Let's say that you are working in the engineering department of a new automotive manufacturing company. The name of this new companies test go. I've made up this name as a combination of two automotive companies that I like Tesla, and Google. They are truly trying to bring innovation in the automotive sector. Oh, yeah, I know, this training is not about Tesla or Google, nor am I getting paid for placing their products on this training video. So let's come back to our topic.
So, as an engineering employee of Tesco, you're solving a simple problem of building a car door that serves the customer feedback such as the door should be easy to close, or it should not leak in rain, or allow little or no road noise. As you think of linking these customer expressions into Specific engineering characteristics of the door.

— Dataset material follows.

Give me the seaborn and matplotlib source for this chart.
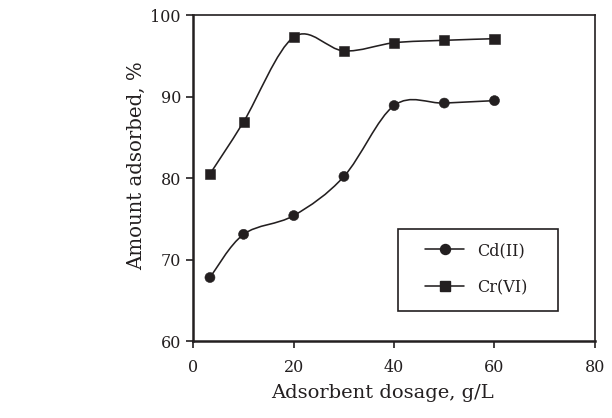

This simple problem will start looking big. For example, when the customer says the door should be easy to close, how would your engineering department know what amount of force on the door is easy for the customer? Similarly, if the customer says that the door should allow little road noise, how would you know what noise level is acceptable by the customer? Everyone in the engineering department would be clueless because the customer needs are not translated into engineering characteristics.
Imagine how easier it would be if the customer tells you that the car door should not exceed a force of thousand Newtons or the allowable limit for road noise is five decibels. Do you really think This will happen. This never happens because customer requirements are always hazy. And this is where quality function deployment comes handy.